IRC3
regulates mitochondrial translation in response to metabolic cues in
Saccharomyces cerevisiae
Mitochondrial oxidative phosphorylation (OXPHOS) enzymes are made up of dual genetic origin. Mechanisms regulating the expression of nuclear-encoded OXPHOS subunits in response to metabolic cues (glucose vs. glycerol), is significantly understood while regulation of mitochondrially encoded OXPHOS subunits is poorly defined. Here, we show that IRC3 a DEAD/H box helicase, previously implicated in mitochondrial DNA maintenance, is central to integrating metabolic cues with mitochondrial translation. Irc3 associates with mitochondrial small ribosomal subunit in cells consistent with its role in regulating translation elongation based on Arg8 m reporter system. IRC3 deleted cells retained mitochondrial DNA despite growth defect on glycerol plates. Glucose grown Δirc3ρ + and irc3 temperature-sensitive cells at 37 0 C have reduced translation rates from majority of mRNAs.
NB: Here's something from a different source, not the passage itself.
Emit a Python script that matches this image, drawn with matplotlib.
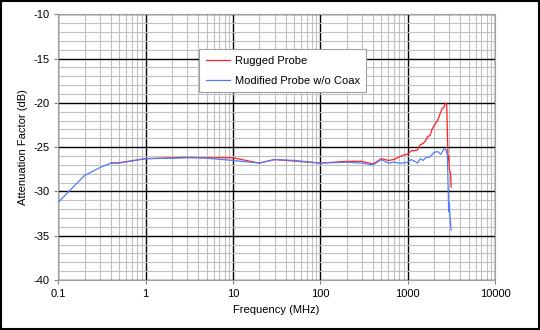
import matplotlib
matplotlib.use("Agg")
import matplotlib.pyplot as plt
from matplotlib.patches import Rectangle
from matplotlib.ticker import LogLocator, MultipleLocator, FixedLocator, FixedFormatter

plt.rcParams["font.family"] = ["Liberation Sans", "DejaVu Sans"]

# frequency (MHz) / attenuation (dB)
freq_blue = [0.1, 0.2, 0.3, 0.4, 0.5, 1, 2, 3, 4, 5, 10, 20, 30, 50, 100, 200, 300, 400,
             500, 600, 700, 800, 900, 1000, 1100, 1200, 1300, 1400, 1500, 1600, 1800,
             2000, 2200, 2400, 2600, 2750, 2850, 2950, 3000, 3050, 3150]
att_blue = [-31.2, -28.2, -27.3, -26.8, -26.8, -26.3, -26.25, -26.2, -26.2, -26.25, -26.5,
            -26.8, -26.4, -26.5, -26.8, -26.7, -26.8, -27.0, -26.4, -26.8, -26.7, -26.8,
            -26.8, -26.7, -26.4, -26.6, -26.8, -26.3, -26.5, -26.2, -26.1, -25.6, -25.5,
            -25.8, -25.2, -25.3, -26.0, -32.3, -31.3, -32.8, -34.4]

freq_red = [0.4, 0.5, 1, 2, 3, 5, 10, 20, 30, 100, 200, 300, 400, 500, 600, 700, 800, 900,
            1000, 1100, 1200, 1300, 1400, 1500, 1600, 1700, 1800, 1900, 2000, 2200, 2400,
            2500, 2600, 2700, 2800, 2900, 2950, 3000, 3100, 3150]
att_red = [-26.8, -26.75, -26.3, -26.2, -26.15, -26.2, -26.2, -26.8, -26.4, -26.8, -26.6,
           -26.6, -26.9, -26.3, -26.5, -26.4, -26.1, -25.9, -25.8, -25.4, -25.4, -25.3,
           -24.7, -24.6, -24.3, -23.8, -23.7, -23.0, -22.6, -22.0, -21.0, -20.6, -20.5,
           -20.0, -20.2, -26.5, -26.0, -27.5, -28.0, -29.5]

x_ticks = [0.1, 1, 10, 100, 1000, 10000]
x_labels = ["0.1", "1", "10", "100", "1000", "10000"]

fig = plt.figure(figsize=(5.4, 3.3), dpi=100)
ax = fig.add_axes([58.3 / 540, 1 - 280 / 330, (495 - 58.3) / 540, (280 - 14.3) / 330])

ax.plot(freq_red, att_red, color="#ff2020", lw=0.9, label="Rugged Probe", zorder=3)
ax.plot(freq_blue, att_blue, color="#4c7fff", lw=0.9, label="Modified Probe w/o Coax", zorder=4)

ax.set_xscale("log")
ax.set_xlim(0.1, 10000)
ax.set_ylim(-40, -10)
ax.xaxis.set_major_locator(FixedLocator(x_ticks))
ax.xaxis.set_major_formatter(FixedFormatter(x_labels))
ax.xaxis.set_minor_locator(LogLocator(base=10, subs=range(2, 10), numticks=20))
ax.yaxis.set_major_locator(MultipleLocator(5))
ax.yaxis.set_minor_locator(MultipleLocator(1))
ax.yaxis.set_major_formatter(matplotlib.ticker.FuncFormatter(lambda v, p: f"{v:.0f}"))

ax.grid(which="minor", color="#c0c0c0", lw=0.8)
ax.grid(which="major", color="black", lw=1.0)
ax.set_axisbelow(True)
ax.tick_params(which="major", length=3, color="#808080", labelsize=8)
ax.tick_params(which="minor", length=0)
for s in ax.spines.values():
    s.set_color("#a0a0a0")
    s.set_linewidth(0.8)

ax.set_xlabel("Frequency (MHz)", fontsize=8, labelpad=4)
ax.set_ylabel("Attenuation Factor (dB)", fontsize=8, labelpad=4)

leg = ax.legend(loc="upper left", bbox_to_anchor=((199 - 58.3) / 436.7, (280 - 49) / 265.7),
                borderaxespad=0, fontsize=8, frameon=True, fancybox=False, handlelength=2.2,
                borderpad=0.6, labelspacing=0.9, handletextpad=0.4)
leg.get_frame().set_edgecolor("#a0a0a0")
leg.get_frame().set_linewidth(0.8)
leg.get_frame().set_alpha(1)

fig.patches.append(Rectangle((0.002, 0.003), 0.996, 0.994, transform=fig.transFigure,
                             fill=False, edgecolor="black", lw=1.5))

fig.savefig("out.png", dpi=100)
In contrast, when galactose was the carbon source, reduction in mitochondrial translation was observed predominantly from Cox1 mRNA in Δirc3ρ + but no defect was observed in irc3 temperature-sensitive cells, at 37 0 C. In support, of a model whereby IRC3 responds to metabolic cues to regulate mitochondrial translation, suppressors of Δirc3 isolated for restoration of growth on glycerol media restore mitochondrial protein synthesis differentially in presence of glucose vs. glycerol.